GIVEN PROBLEM: From the first line of the data below through the line holding "const yTicks = [0, 2, 4, 6, 8, 10, 12, 14];", output each line exactly and leave the pictures out.

== DATA PROVIDED

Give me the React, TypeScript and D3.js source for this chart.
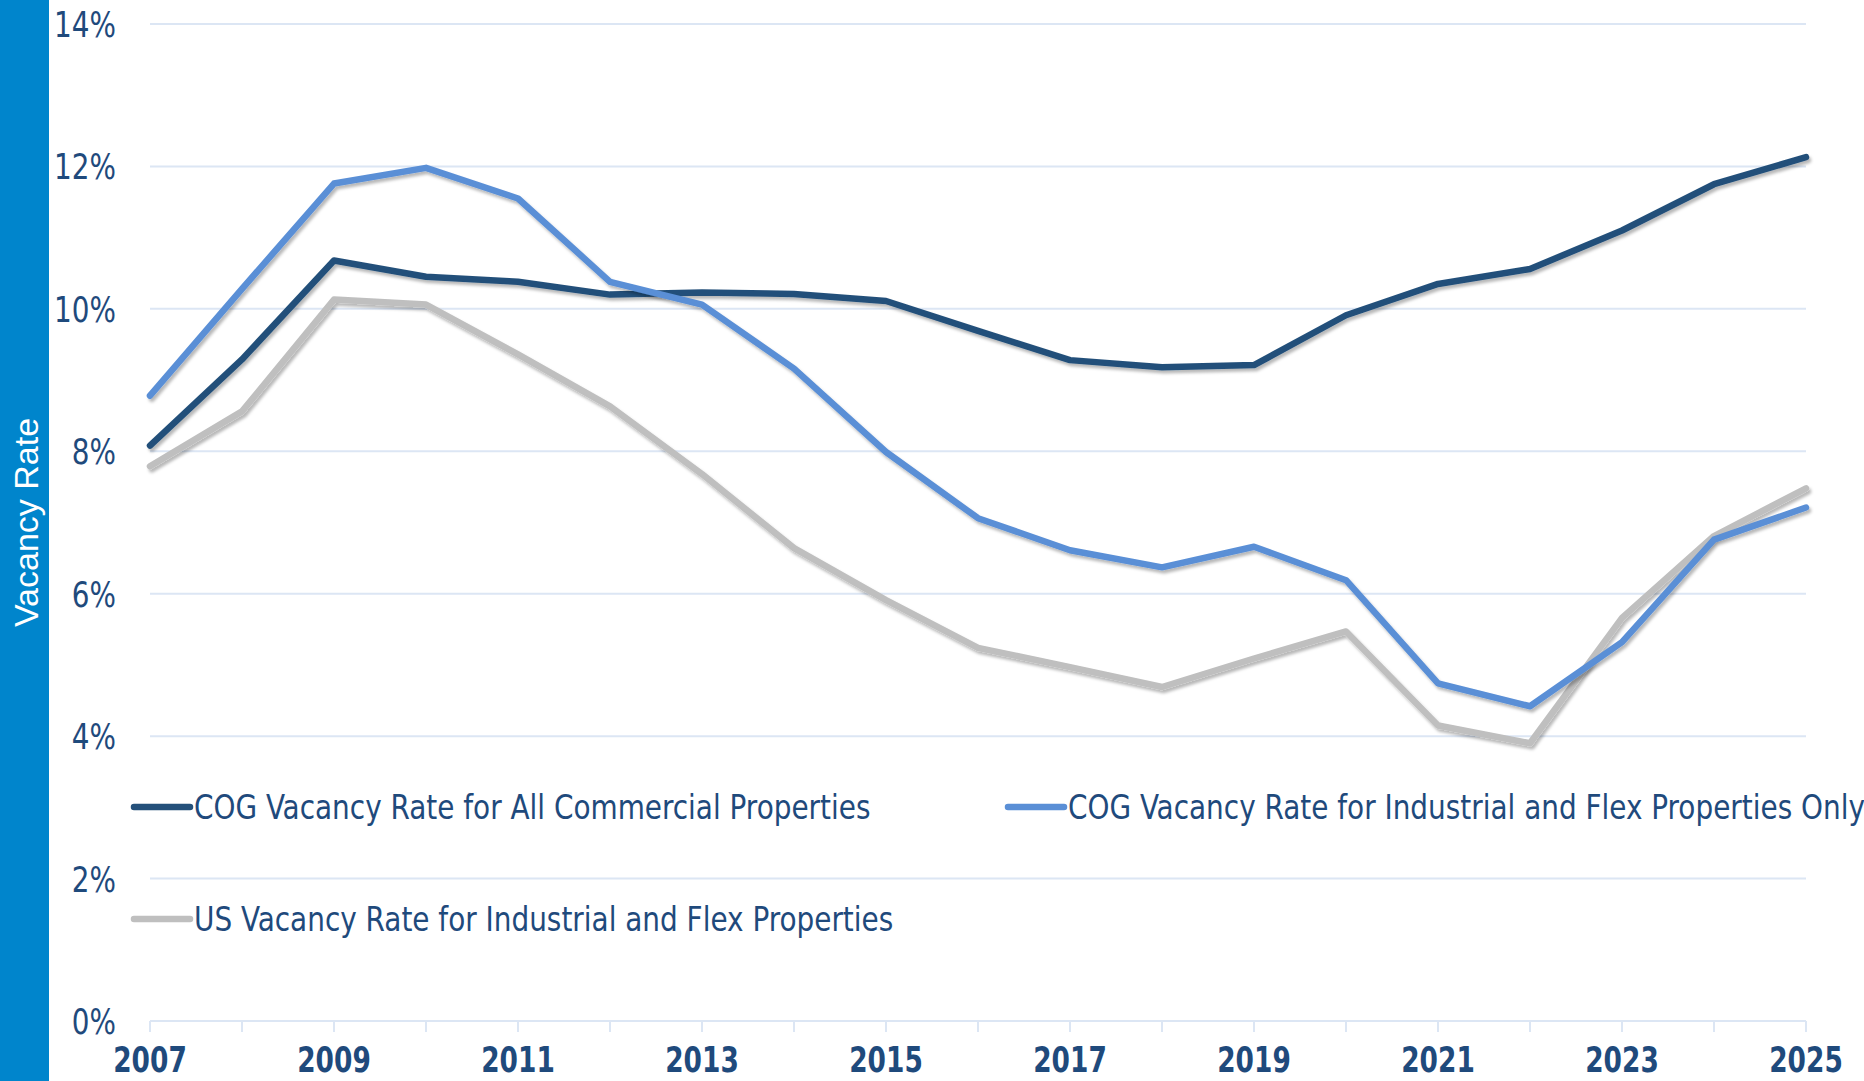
import React from 'react';
import * as d3 from 'd3';

const years = [2007, 2008, 2009, 2010, 2011, 2012, 2013, 2014, 2015, 2016, 2017, 2018, 2019, 2020, 2021, 2022, 2023, 2024, 2025];
const yearLabels = [2007, 2009, 2011, 2013, 2015, 2017, 2019, 2021, 2023, 2025];
const yTicks = [0, 2, 4, 6, 8, 10, 12, 14];

const cogAll = [8.08, 9.29, 10.68, 10.45, 10.38, 10.2, 10.23, 10.21, 10.11, 9.69, 9.28, 9.18, 9.21, 9.91, 10.35, 10.56, 11.1, 11.75, 12.13];
const cogIndustrial = [8.78, 10.28, 11.76, 11.98, 11.55, 10.38, 10.06, 9.16, 7.99, 7.06, 6.61, 6.37, 6.66, 6.19, 4.74, 4.42, 5.32, 6.76, 7.21];
const usIndustrial = [7.79, 8.56, 10.13, 10.06, 9.36, 8.63, 7.68, 6.64, 5.91, 5.24, 4.97, 4.69, 5.09, 5.47, 4.15, 3.9, 5.66, 6.81, 7.48];

const seriesNames = [
  'COG Vacancy Rate for All Commercial Properties',
  'COG Vacancy Rate for Industrial and Flex Properties Only',
  'US Vacancy Rate for Industrial and Flex Properties',
];
const seriesColors = ['#24507A', '#5A8FD6', '#BFBFBF'];

const W = 1864, H = 1081;
const textColor = '#1F4A7C';
const narrow = '"DejaVu Sans Condensed", "Liberation Sans", sans-serif';

export default function App() {
  const x = d3.scaleLinear().domain([2007, 2025]).range([150, 1806]);
  const y = d3.scaleLinear().domain([0, 14]).range([1021, 24]);

  const line = d3.line<number>()
    .x((_, i) => x(years[i]))
    .y(d => y(d));

  // gray under, then dark, blue on top
  const allSeries = [cogAll, cogIndustrial, usIndustrial];
  const order = [2, 0, 1];

  const legend = [
    { lx: 134, ly: 807 },
    { lx: 1008, ly: 807 },
    { lx: 134, ly: 919 },
  ];

  return (
    <svg width={W} height={H} style={{ position: 'absolute', left: 0, top: 0, background: '#fff' }}>
      <defs>
        <filter id="shadow" x="-5%" y="-5%" width="110%" height="120%">
          <feDropShadow dx="2" dy="3" stdDeviation="1.6" floodColor="#000" floodOpacity="0.28" />
        </filter>
      </defs>
      <rect x={0} y={0} width={49} height={H} fill="#0085CC" />
      <text
        transform={`translate(26,${(y(0) + y(14)) / 2}) rotate(-90)`}
        textAnchor="middle"
        dominantBaseline="central"
        fill="#fff"
        fontFamily='"Liberation Sans", Arial, sans-serif'
        fontSize={34}
      >
        Vacancy Rate
      </text>

      {yTicks.map(t => (
        <g key={t}>
          <line x1={150} x2={1806} y1={y(t)} y2={y(t)} stroke="#DCE6F4" strokeWidth={2} />
          <text transform={`translate(116,${y(t) + 13}) scale(0.86,1)`} textAnchor="end" fill={textColor} fontFamily={narrow} fontWeight={500} fontSize={36}>
            {t}%
          </text>
        </g>
      ))}

      {years.map(yr => (
        <line key={yr} x1={x(yr)} x2={x(yr)} y1={y(0)} y2={y(0) + 11} stroke="#DCE6F4" strokeWidth={2} />
      ))}
      {yearLabels.map(yr => (
        <text key={yr} transform={`translate(${x(yr)},1072) scale(0.84,1)`} textAnchor="middle" fill={textColor} fontFamily={narrow} fontWeight="bold" fontSize={35}>
          {yr}
        </text>
      ))}

      {order.map(i => (
        <path
          key={i}
          d={line(allSeries[i]) || ''}
          fill="none"
          stroke={seriesColors[i]}
          strokeWidth={6.5}
          strokeLinejoin="round"
          strokeLinecap="round"
          filter="url(#shadow)"
        />
      ))}

      {seriesNames.map((name, i) => (
        <g key={name}>
          <line x1={legend[i].lx} x2={legend[i].lx + 56} y1={legend[i].ly} y2={legend[i].ly} stroke={seriesColors[i]} strokeWidth={6.5} strokeLinecap="round" />
          <text transform={`translate(${legend[i].lx + 60},${legend[i].ly + 12}) scale(0.94,1)`} fill={textColor} fontFamily={narrow} fontSize={33}>
            {name}
          </text>
        </g>
      ))}
    </svg>
  );
}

====

SOLUTION:
Give me the React, TypeScript and D3.js source for this chart.
import React from 'react';
import * as d3 from 'd3';

const years = [2007, 2008, 2009, 2010, 2011, 2012, 2013, 2014, 2015, 2016, 2017, 2018, 2019, 2020, 2021, 2022, 2023, 2024, 2025];
const yearLabels = [2007, 2009, 2011, 2013, 2015, 2017, 2019, 2021, 2023, 2025];
const yTicks = [0, 2, 4, 6, 8, 10, 12, 14];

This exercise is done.